According to local accounts, residents were pleased that the cement project would bring new jobs but have been disappointed by the lack of transparency and communication offered by MCL.

“Before, we did not know clearly. What we knew was only that if the cement factory came here, the locals would have employment opportunities and our region would develop. But now we understand that they will use coal-fired power. Where will they throw the waste produced by the factory? If they throw it in the river, this will affect not only us but those who are in Moulmein since they use water from here. So it is a great worry for us,” said a villager from Kyaikmayaw Township.

Local residents said their concerns have also begun to extend beyond the impact of coal burning to include other perceived social ills.

“We have heard that drugs are being dealt around the cement factory, that employees’ salaries get cut off, or that workers come here illegally,” said Nai Aung Htoo, the head of MATA’s Committee. “[MCL] also plans to use a coal-fired plant at the factory. We have not had the opportunity to observe or give input about their project, so for the benefit of the villagers, we will form a group to monitor the cement factory project.”

The MCL cement project encountered challenges to land acquisition in its early planning stage that were later resolved. Local residents say they now wonder whether their concerns about the effects from coal burning will be addressed.
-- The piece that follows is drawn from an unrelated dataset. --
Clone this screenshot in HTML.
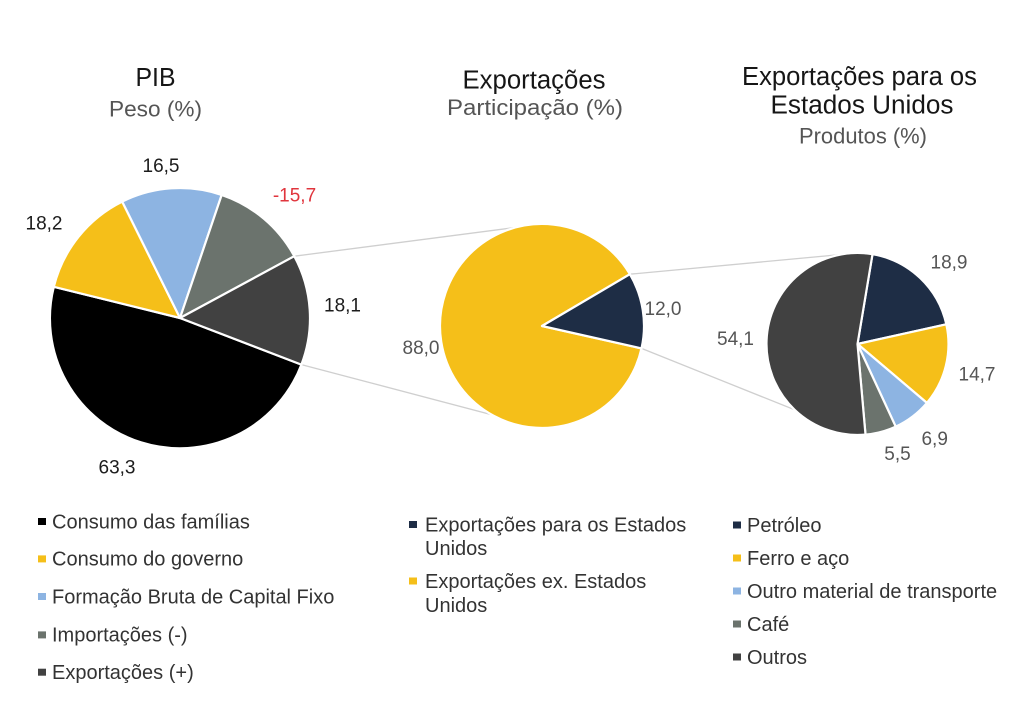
<!DOCTYPE html>
<html>
<head>
<meta charset="utf-8">
<style>
  html, body { margin:0; padding:0; background:#ffffff; }
  body { width:1024px; height:711px; overflow:hidden; }
  svg { display:block; }
  text { font-family: "Liberation Sans", Arial, sans-serif; }
  .t { fill:#161616; font-size:25.5px; }
  .s { fill:#555555; font-size:22.5px; }
  .lb { fill:#1c1c1c; font-size:19px; }
  .lg { fill:#555555; font-size:19px; }
  .leg { fill:#333333; font-size:20px; }
</style>
</head>
<body>
<svg width="1024" height="711" viewBox="0 0 1024 711" xmlns="http://www.w3.org/2000/svg">
  <rect width="1024" height="711" fill="#ffffff"/>

  <!-- Titles -->
  <text class="t" x="155.5" y="86" text-anchor="middle" textLength="40" lengthAdjust="spacingAndGlyphs">PIB</text>
  <text class="s" x="155.5" y="116.7" text-anchor="middle" textLength="93" lengthAdjust="spacingAndGlyphs">Peso (%)</text>

  <text class="t" x="534" y="88.3" text-anchor="middle" textLength="143" lengthAdjust="spacingAndGlyphs">Exportações</text>
  <text class="s" x="535" y="115" text-anchor="middle" textLength="176" lengthAdjust="spacingAndGlyphs">Participação (%)</text>

  <text class="t" x="859.5" y="85" text-anchor="middle" textLength="235" lengthAdjust="spacingAndGlyphs">Exportações para os</text>
  <text class="t" x="862" y="113.3" text-anchor="middle" textLength="183" lengthAdjust="spacingAndGlyphs">Estados Unidos</text>
  <text class="s" x="863" y="143.3" text-anchor="middle" textLength="128" lengthAdjust="spacingAndGlyphs">Produtos (%)</text>

  <!-- Connector lines (behind pies) -->
  <g stroke="#cfcfcf" stroke-width="1.3" fill="none">
    <line x1="294.3" y1="256.2" x2="542" y2="224"/>
    <line x1="301.4" y1="364.6" x2="542" y2="428"/>
    <line x1="629.9" y1="274.2" x2="857.5" y2="253"/>
    <line x1="641.5" y1="348.4" x2="857.5" y2="435"/>
  </g>

  <!-- Left pie: PIB -->
  <g stroke="#ffffff" stroke-width="2.2" stroke-linejoin="round">
    <path d="M180,318 L301.4,364.6 A130,130 0 0 1 53.8,286.8 Z" fill="#000000"/>
    <path d="M180,318 L53.8,286.8 A130,130 0 0 1 122.2,201.6 Z" fill="#F5BF19"/>
    <path d="M180,318 L122.2,201.6 A130,130 0 0 1 221.7,194.9 Z" fill="#8DB4E2"/>
    <path d="M180,318 L221.7,194.9 A130,130 0 0 1 294.3,256.2 Z" fill="#6B736D"/>
    <path d="M180,318 L294.3,256.2 A130,130 0 0 1 301.4,364.6 Z" fill="#414141"/>
  </g>

  <!-- Middle pie -->
  <g stroke="#ffffff" stroke-width="2.2" stroke-linejoin="round">
    <path d="M542,326 L641.5,348.4 A102,102 0 1 1 629.9,274.2 Z" fill="#F5BF19"/>
    <path d="M542,326 L629.9,274.2 A102,102 0 0 1 641.5,348.4 Z" fill="#1E2D45"/>
  </g>

  <!-- Right pie -->
  <g stroke="#ffffff" stroke-width="2.2" stroke-linejoin="round">
    <path d="M857.5,344 L872.5,254.2 A91,91 0 0 1 946.3,324.3 Z" fill="#1E2D45"/>
    <path d="M857.5,344 L946.3,324.3 A91,91 0 0 1 926.9,402.9 Z" fill="#F5BF19"/>
    <path d="M857.5,344 L926.9,402.9 A91,91 0 0 1 895.7,426.6 Z" fill="#8DB4E2"/>
    <path d="M857.5,344 L895.7,426.6 A91,91 0 0 1 865.5,434.6 Z" fill="#6B736D"/>
    <path d="M857.5,344 L865.5,434.6 A91,91 0 1 1 872.5,254.2 Z" fill="#414141"/>
  </g>

  <!-- Data labels left -->
  <text class="lb" x="161" y="172" text-anchor="middle">16,5</text>
  <text class="lb" x="294.5" y="201.7" text-anchor="middle" style="fill:#E0353D">-15,7</text>
  <text class="lb" x="44" y="229.3" text-anchor="middle">18,2</text>
  <text class="lb" x="342.5" y="311.7" text-anchor="middle">18,1</text>
  <text class="lb" x="117" y="473.3" text-anchor="middle">63,3</text>

  <!-- Data labels middle -->
  <text class="lg" x="421" y="354" text-anchor="middle">88,0</text>
  <text class="lg" x="663" y="315" text-anchor="middle">12,0</text>

  <!-- Data labels right -->
  <text class="lg" x="949" y="268.3" text-anchor="middle">18,9</text>
  <text class="lg" x="735.5" y="345" text-anchor="middle">54,1</text>
  <text class="lg" x="977" y="380.7" text-anchor="middle">14,7</text>
  <text class="lg" x="934.7" y="445" text-anchor="middle">6,9</text>
  <text class="lg" x="897.5" y="460" text-anchor="middle">5,5</text>

  <!-- Left legend -->
  <rect x="38" y="518" width="8" height="7" fill="#000000"/>
  <text class="leg" x="52" y="528.3">Consumo das famílias</text>
  <rect x="38" y="555.4" width="8" height="7" fill="#F5BF19"/>
  <text class="leg" x="52" y="565.7">Consumo do governo</text>
  <rect x="38" y="593" width="8" height="7" fill="#8DB4E2"/>
  <text class="leg" x="52" y="603.3">Formação Bruta de Capital Fixo</text>
  <rect x="38" y="631.4" width="8" height="7" fill="#6B736D"/>
  <text class="leg" x="52" y="641.7">Importações (-)</text>
  <rect x="38" y="668.7" width="8" height="7" fill="#414141"/>
  <text class="leg" x="52" y="679">Exportações (+)</text>

  <!-- Middle legend -->
  <rect x="409" y="521" width="8" height="7" fill="#1E2D45"/>
  <text class="leg" x="425" y="531.3">Exportações para os Estados</text>
  <text class="leg" x="425" y="555">Unidos</text>
  <rect x="409" y="577.5" width="8" height="7" fill="#F5BF19"/>
  <text class="leg" x="425" y="588">Exportações ex. Estados</text>
  <text class="leg" x="425" y="612">Unidos</text>

  <!-- Right legend -->
  <rect x="733" y="521.5" width="8" height="7" fill="#1E2D45"/>
  <text class="leg" x="747" y="532">Petróleo</text>
  <rect x="733" y="554.5" width="8" height="7" fill="#F5BF19"/>
  <text class="leg" x="747" y="565">Ferro e aço</text>
  <rect x="733" y="587.5" width="8" height="7" fill="#8DB4E2"/>
  <text class="leg" x="747" y="598">Outro material de transporte</text>
  <rect x="733" y="620.5" width="8" height="7" fill="#6B736D"/>
  <text class="leg" x="747" y="631">Café</text>
  <rect x="733" y="653.5" width="8" height="7" fill="#414141"/>
  <text class="leg" x="747" y="664">Outros</text>
</svg>
</body>
</html>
According to a Makhro villager, who asked to remain anonymous, “On the day [the company] held a meeting about the coal-fired plant, I attended. They said they wouldn’t be releasing harmful by-products into the air but into the ground, and they said this wouldn’t be dangerous.”

Construction of the MCL project began in January 2014 and production is slated to start in March 2016. The 12,400 million Baht project plans to produce about 5,000 tons of cement per day.